Hemen belirtilmelidir ki, 3402 sayılı Kadastro Yasasının 17.maddesi hükmü uyarınca bir taşınmazın imar ve ihya ile iktisap edilebilmesi bakımından bazı koşullar öngörülmüş ve aynı maddenin son fıkrasında da taşınmazın il, ilçe ve kasabaların imar planının kapsadığı alanlarda bulunmaması da ayrı bir koşul olarak kabul edilmiştir.
Oysa, taşınmaz Okurcalar Belediye sınırları içerisindedir. Kadastro tespitinin yapıldığı ve taşınmazın kadastro harici bırakıldığı 23.09.1956 tarihinden sonra taşınmazın içinde bulunduğu köyün belediye oluş tarihine kadar 3402 Sayılı Yasanın 17.maddesinin koşullarının gerçekleşip, gerçekleşmediğinin araştırılması sonucu gerçekleştiğinin saptanması halinde kazanılmış hak kuralı gereği imar ve ihya olgusuna değer verilmesi gerekeceği tartışmasızdır. Ancak, mahkemece bu husus üzerinde durulmadığı ve bu konuda gerekli bir araştırma yapılmadığı görülmektedir.
Öte yandan; davada yıkım isteği de bulunmaktadır. Oysa, binayı yapan S. "in dava tarihinden önce öldüğü belirlenerek, 04.05.1978 tarih ve 4/5 sayılı İçtihadı Birleştirme Kararı uyarınca "ölü kişi aleyhine dava açılamayacağı" gerekçesiyle davanın reddine dair daha önceden verilen kararın derecattan geçerek kesinleştiği dosya kapsamıyla sabittir. O halde, yıkım isteği bakımından muhdesat sahibi S. "in tüm mirasçılarına yönelik dava açılmasının gerekeceği ve açıldığı takdirde eldeki dava ile birleştirilerek sonuca gidileceği açıktır.

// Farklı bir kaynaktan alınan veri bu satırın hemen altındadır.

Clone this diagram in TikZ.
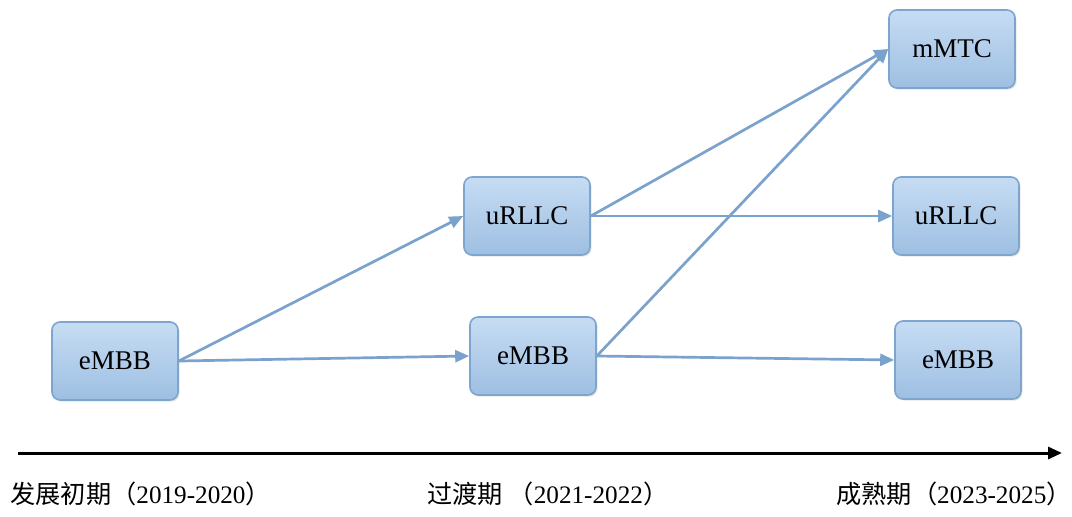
\documentclass[tikz,border=0pt]{standalone}
\usepackage{fontspec}
\setmainfont{Liberation Serif}
\newfontfamily\cjk{Noto Sans CJK SC}
\usepackage{tikz}
\usetikzlibrary{arrows.meta, shadows}
\definecolor{BoxTop}{RGB}{198,220,243}
\definecolor{BoxBot}{RGB}{158,191,226}
\definecolor{BoxLine}{RGB}{125,165,206}
\definecolor{ArrBlue}{RGB}{122,162,204}

\begin{document}
\begin{tikzpicture}[x=0.5pt, y=-0.5pt,
          sbox/.style={rectangle, rounded corners=4pt, minimum width=63pt,
                       minimum height=39pt, top color=BoxTop, bottom color=BoxBot,
                       draw=BoxLine, line width=0.8pt,
                       font=\fontsize{13.5}{16}\selectfont,
                       drop shadow={opacity=0.2, shadow xshift=0.8pt, shadow yshift=-0.8pt}},
          arr/.style={-{Triangle[length=7pt, width=6pt]}, draw=ArrBlue, line width=1.35pt},
          tarr/.style={-{Triangle[length=7pt, width=6pt]}, draw=black, line width=1.5pt},
          period/.style={font=\fontsize{12.6}{15}\selectfont, anchor=west, inner sep=0pt}
        ]
        \useasboundingbox (0,0) rectangle (1072,516);

        % stage 1
        \node[sbox] (embbA) at (115,361) {eMBB};

        % stage 2
        \node[sbox] (urllcB) at (527,216) {uRLLC};
        \node[sbox] (embbB)  at (533,356) {eMBB};

        % stage 3
        \node[sbox] (mmtcC)  at (952,49)  {mMTC};
        \node[sbox] (urllcC) at (956,216) {uRLLC};
        \node[sbox] (embbC)  at (958,360) {eMBB};

        % evolution
        \draw[arr] (embbA.east)  -- (urllcB.west);
        \draw[arr] (embbA.east)  -- (embbB.west);
        \draw[arr] (urllcB.east) -- (mmtcC.west);
        \draw[arr] (urllcB.east) -- (urllcC.west);
        \draw[arr] (embbB.east)  -- (mmtcC.west);
        \draw[arr] (embbB.east)  -- (embbC.west);

        % time axis
        \coordinate (t0) at (18,453);
        \coordinate (t1) at (1062,453);
        \draw[tarr] (t0) -- (t1);
        \node[period] (p1) at (10,494)  {{\cjk 发展初期（}2019-2020{\cjk ）}};
        \node[period] (p2) at (427,494) {{\cjk 过渡期 （}2021-2022{\cjk ）}};
        \node[period] (p3) at (836,494) {{\cjk 成熟期（}2023-2025{\cjk ）}};
      \end{tikzpicture}
\end{document}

Diğer taraftan, yukarıdaki hususlar değerlendirilirken, davacının taşınmazın kıyıda kaldığına ilişkin iddiasının da 28.11.1997 tarih ve 5/3 sayılı İçtihadı Birleştirme Kararı gereğince belirlenecek kıyı kenar çizgisinin de gözetilerek neticeye gidilmesinin gerekeceği de kuşkusuzdur.
Hal böyle olunca, yukarıda değinilen hususların yerine getirilmesi, gerekli araştırma, soruşturma ve değerlendirmenin yapılması, ondan sonra bir karar verilmesi gerekirken yazılı olduğu üzere hüküm kurulmuş olması doğru değildir.
Davacı Hazinenin, temyiz itirazları yerindedir. Kabulü ile hükmün açıklanan nedenlerden ötürü HUMK."nun 428.maddesi gereğince BOZULMASINA, 18.06.2009 tarihinde oybirliğiyle karar verildi.